• _TASK DETAILS_:
With the images removed, repeat the data below exactly.
======== SUPPLIED DATA
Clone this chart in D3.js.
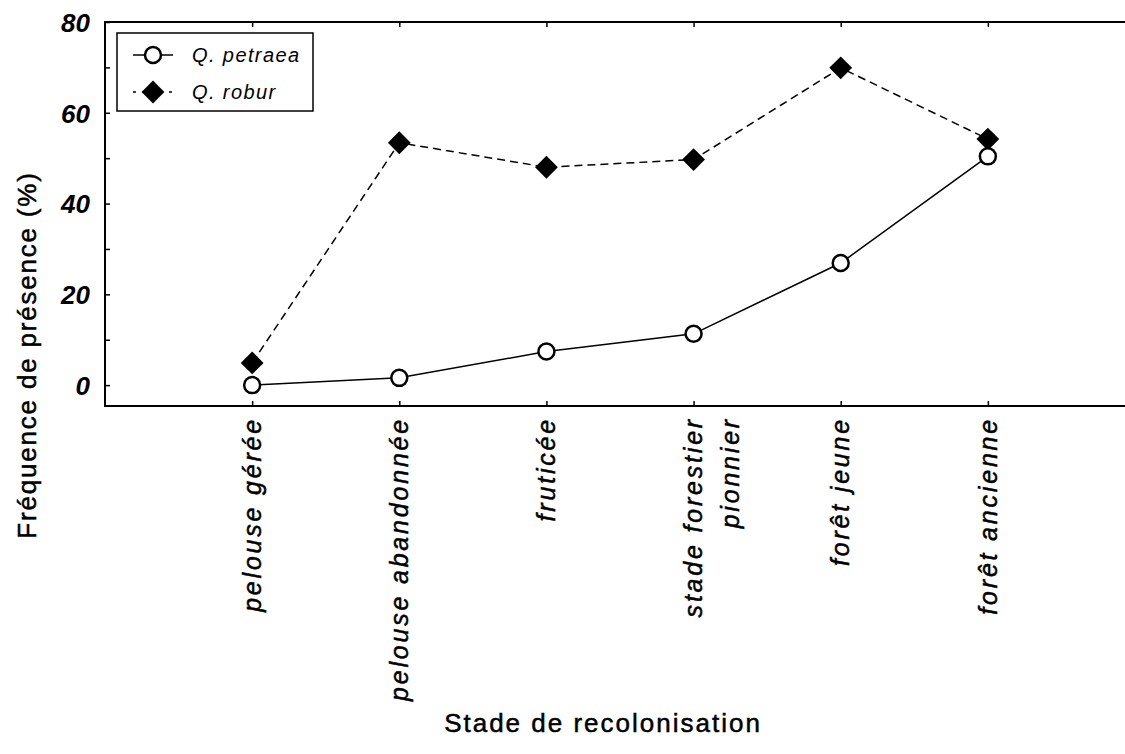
<!DOCTYPE html>
<html>
<head>
<meta charset="utf-8">
<script src="https://cdn.jsdelivr.net/npm/d3@7"></script>
<style>
  html, body { margin: 0; padding: 0; background: #fff; }
  svg { display: block; font-family: "Liberation Sans", Arial, sans-serif; }
</style>
</head>
<body>
<svg id="chart" width="1125" height="754"></svg>
<script>
// ---- data ----
const categories = ["pelouse gérée", "pelouse abandonnée", "fruticée", "stade forestier\npionnier", "forêt jeune", "forêt ancienne"];
const petraea = [0, 1.6, 7.4, 11.3, 26.9, 50.4];
const robur = [4.9, 53.4, 48.0, 49.7, 69.9, 54.2];
const yTickValues = [0, 20, 40, 60, 80];
const yMinorTicks = [10, 30, 50, 70];
const seriesNames = ["Q. petraea", "Q. robur"];
const yTitle = "Fréquence de présence (%)";
const xTitle = "Stade de recolonisation";

// ---- layout ----
const svg = d3.select("#chart");
const mLeft = 105, mRight = 1135, mTop = 22, mBottom = 406;

const x = d3.scalePoint().domain(categories).range([mLeft, mRight]).padding(1);
const y = d3.scaleLinear().domain([-4.6, 80]).range([mBottom, mTop]);

// frame
svg.append("rect")
  .attr("x", mLeft).attr("y", mTop)
  .attr("width", mRight - mLeft).attr("height", mBottom - mTop)
  .attr("fill", "none").attr("stroke", "#000").attr("stroke-width", 2);

// left axis (ticks inside)
const yAxis = d3.axisLeft(y).tickValues(yTickValues.concat(yMinorTicks)).tickSize(-5).tickFormat(d => yTickValues.includes(d) ? d : "").tickPadding(15);
const gy = svg.append("g").attr("transform", `translate(${mLeft},0)`).call(yAxis);
gy.select(".domain").remove();
gy.selectAll(".tick line").attr("stroke", "#000").attr("stroke-width", 1.5);
gy.selectAll(".tick text")
  .attr("font-family", "Liberation Sans, Arial, sans-serif")
  .attr("font-size", 26).attr("font-weight", "bold").attr("font-style", "italic")
  .attr("fill", "#000").attr("dy", "0.36em");

// bottom axis (ticks inside)
const xAxis = d3.axisBottom(x).tickSize(-5).tickFormat("");
const gx = svg.append("g").attr("transform", `translate(0,${mBottom})`).call(xAxis);
gx.select(".domain").remove();
gx.selectAll(".tick line").attr("stroke", "#000").attr("stroke-width", 1.5);

// top axis (ticks inside)
const xAxisTop = d3.axisTop(x).tickSize(-5).tickFormat("");
const gxt = svg.append("g").attr("transform", `translate(0,${mTop})`).call(xAxisTop);
gxt.select(".domain").remove();
gxt.selectAll(".tick line").attr("stroke", "#000").attr("stroke-width", 1.5);

// category labels (rotated)
const labG = svg.append("g");
categories.forEach(c => {
  const lines = c.split("\n");
  const t = labG.append("text")
    .attr("transform", `translate(${x(c)},417) rotate(-90)`)
    .attr("text-anchor", "end")
    .attr("font-size", 25).attr("font-style", "italic")
    .attr("letter-spacing", 2.8)
    .attr("fill", "#000").attr("stroke", "#000").attr("stroke-width", 0.5);
  lines.forEach((ln, i) => {
    t.append("tspan").attr("x", 0).attr("y", 0).attr("dy", (0.35 + i * 1.47) + "em").text(ln);
  });
});

// lines
const line = d3.line().x((d, i) => x(categories[i])).y(d => y(d));
svg.append("path").datum(robur).attr("d", line)
  .attr("fill", "none").attr("stroke", "#000").attr("stroke-width", 1.5).attr("stroke-dasharray", "8,5");
svg.append("path").datum(petraea).attr("d", line)
  .attr("fill", "none").attr("stroke", "#000").attr("stroke-width", 1.5);

// markers
const diamond = d3.symbol().type(d3.symbolSquare).size(260);
svg.append("g").selectAll("path").data(robur).join("path")
  .attr("d", diamond)
  .attr("transform", (d, i) => `translate(${x(categories[i])},${y(d)}) rotate(45)`)
  .attr("fill", "#000");
svg.append("g").selectAll("circle").data(petraea).join("circle")
  .attr("cx", (d, i) => x(categories[i])).attr("cy", d => y(d))
  .attr("r", 8).attr("fill", "#fff").attr("stroke", "#000").attr("stroke-width", 2.5);

// legend
const lg = svg.append("g");
lg.append("rect").attr("x", 117).attr("y", 33).attr("width", 196).attr("height", 78)
  .attr("fill", "#fff").attr("stroke", "#000").attr("stroke-width", 1.5);
const legRows = [55, 92];
lg.append("line").attr("x1", 133).attr("x2", 173).attr("y1", legRows[0]).attr("y2", legRows[0])
  .attr("stroke", "#000").attr("stroke-width", 1.5);
lg.append("circle").attr("cx", 153).attr("cy", legRows[0]).attr("r", 8)
  .attr("fill", "#fff").attr("stroke", "#000").attr("stroke-width", 2.5);
lg.append("line").attr("x1", 133).attr("x2", 173).attr("y1", legRows[1]).attr("y2", legRows[1])
  .attr("stroke", "#000").attr("stroke-width", 1.5).attr("stroke-dasharray", "3,6");
lg.append("path").attr("d", diamond).attr("transform", `translate(153,${legRows[1]}) rotate(45)`).attr("fill", "#000");
seriesNames.forEach((n, i) => {
  lg.append("text").attr("x", 192).attr("y", legRows[i]).attr("dy", "0.36em")
    .attr("font-size", 20).attr("font-style", "italic").attr("letter-spacing", 1.4)
    .attr("fill", "#000").text(n);
});

// axis titles
svg.append("text").attr("x", 603).attr("y", 732).attr("text-anchor", "middle")
  .attr("font-size", 26).attr("letter-spacing", 2).attr("fill", "#000")
  .attr("stroke", "#000").attr("stroke-width", 0.5).text(xTitle);
svg.append("text").attr("transform", "translate(36,355) rotate(-90)").attr("text-anchor", "middle")
  .attr("font-size", 26).attr("letter-spacing", 1.8).attr("fill", "#000")
  .attr("stroke", "#000").attr("stroke-width", 0.5).text(yTitle);
</script>
</body>
</html>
================
• _RESULT OF THE TASK_:
Clone this chart in D3.js.
<!DOCTYPE html>
<html>
<head>
<meta charset="utf-8">
<script src="https://cdn.jsdelivr.net/npm/d3@7"></script>
<style>
  html, body { margin: 0; padding: 0; background: #fff; }
  svg { display: block; font-family: "Liberation Sans", Arial, sans-serif; }
</style>
</head>
<body>
<svg id="chart" width="1125" height="754"></svg>
<script>
// ---- data ----
const categories = ["pelouse gérée", "pelouse abandonnée", "fruticée", "stade forestier\npionnier", "forêt jeune", "forêt ancienne"];
const petraea = [0, 1.6, 7.4, 11.3, 26.9, 50.4];
const robur = [4.9, 53.4, 48.0, 49.7, 69.9, 54.2];
const yTickValues = [0, 20, 40, 60, 80];
const yMinorTicks = [10, 30, 50, 70];
const seriesNames = ["Q. petraea", "Q. robur"];
const yTitle = "Fréquence de présence (%)";
const xTitle = "Stade de recolonisation";

// ---- layout ----
const svg = d3.select("#chart");
const mLeft = 105, mRight = 1135, mTop = 22, mBottom = 406;

const x = d3.scalePoint().domain(categories).range([mLeft, mRight]).padding(1);
const y = d3.scaleLinear().domain([-4.6, 80]).range([mBottom, mTop]);

// frame
svg.append("rect")
  .attr("x", mLeft).attr("y", mTop)
  .attr("width", mRight - mLeft).attr("height", mBottom - mTop)
  .attr("fill", "none").attr("stroke", "#000").attr("stroke-width", 2);

// left axis (ticks inside)
const yAxis = d3.axisLeft(y).tickValues(yTickValues.concat(yMinorTicks)).tickSize(-5).tickFormat(d => yTickValues.includes(d) ? d : "").tickPadding(15);
const gy = svg.append("g").attr("transform", `translate(${mLeft},0)`).call(yAxis);
gy.select(".domain").remove();
gy.selectAll(".tick line").attr("stroke", "#000").attr("stroke-width", 1.5);
gy.selectAll(".tick text")
  .attr("font-family", "Liberation Sans, Arial, sans-serif")
  .attr("font-size", 26).attr("font-weight", "bold").attr("font-style", "italic")
  .attr("fill", "#000").attr("dy", "0.36em");

// bottom axis (ticks inside)
const xAxis = d3.axisBottom(x).tickSize(-5).tickFormat("");
const gx = svg.append("g").attr("transform", `translate(0,${mBottom})`).call(xAxis);
gx.select(".domain").remove();
gx.selectAll(".tick line").attr("stroke", "#000").attr("stroke-width", 1.5);

// top axis (ticks inside)
const xAxisTop = d3.axisTop(x).tickSize(-5).tickFormat("");
const gxt = svg.append("g").attr("transform", `translate(0,${mTop})`).call(xAxisTop);
gxt.select(".domain").remove();
gxt.selectAll(".tick line").attr("stroke", "#000").attr("stroke-width", 1.5);

// category labels (rotated)
const labG = svg.append("g");
categories.forEach(c => {
  const lines = c.split("\n");
  const t = labG.append("text")
    .attr("transform", `translate(${x(c)},417) rotate(-90)`)
    .attr("text-anchor", "end")
    .attr("font-size", 25).attr("font-style", "italic")
    .attr("letter-spacing", 2.8)
    .attr("fill", "#000").attr("stroke", "#000").attr("stroke-width", 0.5);
  lines.forEach((ln, i) => {
    t.append("tspan").attr("x", 0).attr("y", 0).attr("dy", (0.35 + i * 1.47) + "em").text(ln);
  });
});

// lines
const line = d3.line().x((d, i) => x(categories[i])).y(d => y(d));
svg.append("path").datum(robur).attr("d", line)
  .attr("fill", "none").attr("stroke", "#000").attr("stroke-width", 1.5).attr("stroke-dasharray", "8,5");
svg.append("path").datum(petraea).attr("d", line)
  .attr("fill", "none").attr("stroke", "#000").attr("stroke-width", 1.5);

// markers
const diamond = d3.symbol().type(d3.symbolSquare).size(260);
svg.append("g").selectAll("path").data(robur).join("path")
  .attr("d", diamond)
  .attr("transform", (d, i) => `translate(${x(categories[i])},${y(d)}) rotate(45)`)
  .attr("fill", "#000");
svg.append("g").selectAll("circle").data(petraea).join("circle")
  .attr("cx", (d, i) => x(categories[i])).attr("cy", d => y(d))
  .attr("r", 8).attr("fill", "#fff").attr("stroke", "#000").attr("stroke-width", 2.5);

// legend
const lg = svg.append("g");
lg.append("rect").attr("x", 117).attr("y", 33).attr("width", 196).attr("height", 78)
  .attr("fill", "#fff").attr("stroke", "#000").attr("stroke-width", 1.5);
const legRows = [55, 92];
lg.append("line").attr("x1", 133).attr("x2", 173).attr("y1", legRows[0]).attr("y2", legRows[0])
  .attr("stroke", "#000").attr("stroke-width", 1.5);
lg.append("circle").attr("cx", 153).attr("cy", legRows[0]).attr("r", 8)
  .attr("fill", "#fff").attr("stroke", "#000").attr("stroke-width", 2.5);
lg.append("line").attr("x1", 133).attr("x2", 173).attr("y1", legRows[1]).attr("y2", legRows[1])
  .attr("stroke", "#000").attr("stroke-width", 1.5).attr("stroke-dasharray", "3,6");
lg.append("path").attr("d", diamond).attr("transform", `translate(153,${legRows[1]}) rotate(45)`).attr("fill", "#000");
seriesNames.forEach((n, i) => {
  lg.append("text").attr("x", 192).attr("y", legRows[i]).attr("dy", "0.36em")
    .attr("font-size", 20).attr("font-style", "italic").attr("letter-spacing", 1.4)
    .attr("fill", "#000").text(n);
});

// axis titles
svg.append("text").attr("x", 603).attr("y", 732).attr("text-anchor", "middle")
  .attr("font-size", 26).attr("letter-spacing", 2).attr("fill", "#000")
  .attr("stroke", "#000").attr("stroke-width", 0.5).text(xTitle);
svg.append("text").attr("transform", "translate(36,355) rotate(-90)").attr("text-anchor", "middle")
  .attr("font-size", 26).attr("letter-spacing", 1.8).attr("fill", "#000")
  .attr("stroke", "#000").attr("stroke-width", 0.5).text(yTitle);
</script>
</body>
</html>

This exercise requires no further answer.